The Interplay between Process Behaviors, Dispositional Behaviors and Beliefs. We found that project teachers primarily interacted from two different perspectives, illustrated as parallel planes in Figure 1. From a "teacher perspective," they focused on issues about students' thinking and learning or clarifying content to a colleague. From a "learner perspective," they wrestled with understanding the content themselves. While teachers often switched between these perspectives, we never observed an individual actively participating from both at the same time. Although, the perspectives parallel one another in the sense of containing the same relationships between attributes and consisting of similar language and tools, we observed that effective communication required participants to either take the same perspective or for some to be teaching directly to the active learning issue of the other teachers.

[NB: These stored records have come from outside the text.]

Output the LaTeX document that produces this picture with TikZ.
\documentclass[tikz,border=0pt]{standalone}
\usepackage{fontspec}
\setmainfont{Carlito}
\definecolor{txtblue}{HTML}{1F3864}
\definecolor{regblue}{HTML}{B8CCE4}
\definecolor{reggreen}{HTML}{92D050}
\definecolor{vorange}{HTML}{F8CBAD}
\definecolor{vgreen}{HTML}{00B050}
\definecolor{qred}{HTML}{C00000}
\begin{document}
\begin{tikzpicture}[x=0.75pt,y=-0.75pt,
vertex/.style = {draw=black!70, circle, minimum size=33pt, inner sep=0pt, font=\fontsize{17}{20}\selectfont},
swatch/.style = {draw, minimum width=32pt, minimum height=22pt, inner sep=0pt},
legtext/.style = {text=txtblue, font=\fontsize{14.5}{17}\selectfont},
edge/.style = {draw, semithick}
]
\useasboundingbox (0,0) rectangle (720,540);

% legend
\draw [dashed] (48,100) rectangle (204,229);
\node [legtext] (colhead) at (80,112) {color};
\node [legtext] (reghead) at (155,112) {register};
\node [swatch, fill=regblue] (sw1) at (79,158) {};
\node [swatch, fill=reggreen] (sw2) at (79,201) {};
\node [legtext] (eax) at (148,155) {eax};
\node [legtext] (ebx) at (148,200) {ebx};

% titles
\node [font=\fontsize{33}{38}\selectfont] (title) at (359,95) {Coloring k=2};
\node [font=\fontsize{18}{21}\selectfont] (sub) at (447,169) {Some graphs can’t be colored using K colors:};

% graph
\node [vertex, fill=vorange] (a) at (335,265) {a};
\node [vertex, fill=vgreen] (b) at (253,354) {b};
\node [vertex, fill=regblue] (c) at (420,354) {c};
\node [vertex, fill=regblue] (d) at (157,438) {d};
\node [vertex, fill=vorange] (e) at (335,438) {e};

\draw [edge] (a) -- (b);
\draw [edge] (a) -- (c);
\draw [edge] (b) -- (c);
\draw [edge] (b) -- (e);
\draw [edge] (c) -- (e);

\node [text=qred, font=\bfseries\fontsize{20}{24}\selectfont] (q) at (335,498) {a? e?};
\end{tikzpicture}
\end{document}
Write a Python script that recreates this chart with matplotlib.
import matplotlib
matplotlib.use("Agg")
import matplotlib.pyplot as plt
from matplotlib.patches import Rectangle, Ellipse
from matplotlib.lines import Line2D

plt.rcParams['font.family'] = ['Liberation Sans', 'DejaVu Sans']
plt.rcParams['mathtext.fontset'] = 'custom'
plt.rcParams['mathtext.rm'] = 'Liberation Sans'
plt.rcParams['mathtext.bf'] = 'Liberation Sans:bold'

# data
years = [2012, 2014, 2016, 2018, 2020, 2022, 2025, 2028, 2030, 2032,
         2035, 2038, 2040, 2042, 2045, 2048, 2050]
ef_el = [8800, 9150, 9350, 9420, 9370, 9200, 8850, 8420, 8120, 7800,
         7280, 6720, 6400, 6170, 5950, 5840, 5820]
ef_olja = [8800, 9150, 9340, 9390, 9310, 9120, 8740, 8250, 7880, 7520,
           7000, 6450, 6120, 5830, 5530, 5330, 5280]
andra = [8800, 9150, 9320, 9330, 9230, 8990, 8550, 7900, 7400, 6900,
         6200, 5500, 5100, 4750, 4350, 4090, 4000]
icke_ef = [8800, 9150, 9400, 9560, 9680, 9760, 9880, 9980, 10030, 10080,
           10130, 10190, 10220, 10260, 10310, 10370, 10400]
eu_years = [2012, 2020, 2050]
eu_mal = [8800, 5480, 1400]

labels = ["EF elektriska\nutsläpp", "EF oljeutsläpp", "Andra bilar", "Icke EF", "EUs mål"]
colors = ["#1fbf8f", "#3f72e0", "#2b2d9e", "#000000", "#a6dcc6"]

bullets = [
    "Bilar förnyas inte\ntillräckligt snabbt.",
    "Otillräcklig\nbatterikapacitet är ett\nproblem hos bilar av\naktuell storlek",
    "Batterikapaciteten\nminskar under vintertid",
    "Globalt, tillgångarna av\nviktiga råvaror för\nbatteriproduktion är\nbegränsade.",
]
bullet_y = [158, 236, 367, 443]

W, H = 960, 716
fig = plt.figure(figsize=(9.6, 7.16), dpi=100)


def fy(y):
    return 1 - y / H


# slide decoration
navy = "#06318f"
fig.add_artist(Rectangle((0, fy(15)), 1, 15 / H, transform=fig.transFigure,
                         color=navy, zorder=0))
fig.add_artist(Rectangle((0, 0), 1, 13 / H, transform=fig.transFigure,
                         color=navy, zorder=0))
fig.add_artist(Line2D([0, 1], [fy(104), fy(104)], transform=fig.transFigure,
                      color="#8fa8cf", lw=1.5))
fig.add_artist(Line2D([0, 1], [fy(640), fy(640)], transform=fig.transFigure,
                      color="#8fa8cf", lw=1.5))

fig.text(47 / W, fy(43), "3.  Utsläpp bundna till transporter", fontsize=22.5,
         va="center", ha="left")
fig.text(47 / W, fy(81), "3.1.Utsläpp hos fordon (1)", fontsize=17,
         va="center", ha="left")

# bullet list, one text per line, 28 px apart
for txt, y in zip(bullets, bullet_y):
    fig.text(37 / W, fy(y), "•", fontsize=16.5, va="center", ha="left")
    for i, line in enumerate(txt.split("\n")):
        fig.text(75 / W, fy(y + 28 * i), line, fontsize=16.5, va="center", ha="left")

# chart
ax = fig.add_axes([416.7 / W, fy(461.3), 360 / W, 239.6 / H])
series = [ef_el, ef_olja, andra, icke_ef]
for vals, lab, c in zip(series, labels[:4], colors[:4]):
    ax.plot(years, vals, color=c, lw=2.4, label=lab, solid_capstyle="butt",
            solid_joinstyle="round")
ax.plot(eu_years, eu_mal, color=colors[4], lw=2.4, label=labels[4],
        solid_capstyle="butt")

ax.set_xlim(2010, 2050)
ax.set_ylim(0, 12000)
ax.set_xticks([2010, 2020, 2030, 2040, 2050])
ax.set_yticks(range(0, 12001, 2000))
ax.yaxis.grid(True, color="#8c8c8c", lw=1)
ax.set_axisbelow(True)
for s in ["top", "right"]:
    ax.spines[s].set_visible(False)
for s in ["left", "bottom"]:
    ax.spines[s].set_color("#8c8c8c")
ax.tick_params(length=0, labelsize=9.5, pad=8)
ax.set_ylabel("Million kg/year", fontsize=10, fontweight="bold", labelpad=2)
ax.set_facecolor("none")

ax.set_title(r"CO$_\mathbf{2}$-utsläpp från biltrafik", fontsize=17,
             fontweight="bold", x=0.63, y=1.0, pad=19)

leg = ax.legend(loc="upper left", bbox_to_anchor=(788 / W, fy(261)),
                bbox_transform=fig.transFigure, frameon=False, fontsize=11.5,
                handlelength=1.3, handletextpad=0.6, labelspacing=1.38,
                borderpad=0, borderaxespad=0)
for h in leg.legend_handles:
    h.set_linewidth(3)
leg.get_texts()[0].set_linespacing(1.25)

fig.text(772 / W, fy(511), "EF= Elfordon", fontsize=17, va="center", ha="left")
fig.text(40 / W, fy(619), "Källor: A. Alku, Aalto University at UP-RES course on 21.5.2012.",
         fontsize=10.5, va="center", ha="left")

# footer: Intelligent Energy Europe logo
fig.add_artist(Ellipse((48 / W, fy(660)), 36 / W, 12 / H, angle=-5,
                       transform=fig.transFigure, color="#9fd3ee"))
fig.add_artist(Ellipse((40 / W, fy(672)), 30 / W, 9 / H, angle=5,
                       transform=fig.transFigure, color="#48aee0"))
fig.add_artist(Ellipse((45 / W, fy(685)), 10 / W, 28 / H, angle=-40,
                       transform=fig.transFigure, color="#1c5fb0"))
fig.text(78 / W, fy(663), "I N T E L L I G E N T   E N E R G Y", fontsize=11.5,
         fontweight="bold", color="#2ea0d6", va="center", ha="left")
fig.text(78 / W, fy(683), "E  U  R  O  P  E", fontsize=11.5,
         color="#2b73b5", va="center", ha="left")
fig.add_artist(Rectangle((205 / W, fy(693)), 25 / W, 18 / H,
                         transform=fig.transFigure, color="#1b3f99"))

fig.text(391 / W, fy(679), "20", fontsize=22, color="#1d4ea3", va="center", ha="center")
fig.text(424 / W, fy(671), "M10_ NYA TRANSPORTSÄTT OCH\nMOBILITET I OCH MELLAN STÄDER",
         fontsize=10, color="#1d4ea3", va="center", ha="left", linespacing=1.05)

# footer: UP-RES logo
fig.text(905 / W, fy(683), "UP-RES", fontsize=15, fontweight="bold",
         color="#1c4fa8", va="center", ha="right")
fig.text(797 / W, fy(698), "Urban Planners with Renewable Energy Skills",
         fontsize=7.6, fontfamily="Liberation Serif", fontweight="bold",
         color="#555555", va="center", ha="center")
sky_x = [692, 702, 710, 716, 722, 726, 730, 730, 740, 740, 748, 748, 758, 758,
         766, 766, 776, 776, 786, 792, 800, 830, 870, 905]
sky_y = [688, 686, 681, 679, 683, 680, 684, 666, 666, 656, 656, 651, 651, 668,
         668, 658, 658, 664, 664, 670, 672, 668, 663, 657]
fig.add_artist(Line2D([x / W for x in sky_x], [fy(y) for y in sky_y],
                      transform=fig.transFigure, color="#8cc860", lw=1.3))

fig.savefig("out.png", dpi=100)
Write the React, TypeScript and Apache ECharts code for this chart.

Decentering and Facilitator Strategies. Tracking the facilitation abilities of PLC facilitators revealed interaction patterns between the facilitator and other PLC members that influenced the quality of inquiry among the group. Our analyses also revealed that to actively facilitate teachers in a PLC requires that the facilitator "place" her or himself in the other members' shoes. "Placing oneself in another's shoes" is a classic instance of what Piaget (1955) identified as decentering, or the attempt to adopt a perspective that is not one's own. Steffe and Thompson (2000) extended Piaget's idea of decentering to the case of interactions between teacher and student (or mentor and protege) by distinguishing between ways in which one person attempts to systematically influence another.  Analysis of the facilitators revealed five manifestations of decentering, ranging from the facilitator showing no interest in understanding the thinking or perspective of other PLC members to the facilitator building a model of other members' thinking, respecting their internal rationality, and adjusting her/his actions to account for these perspectives.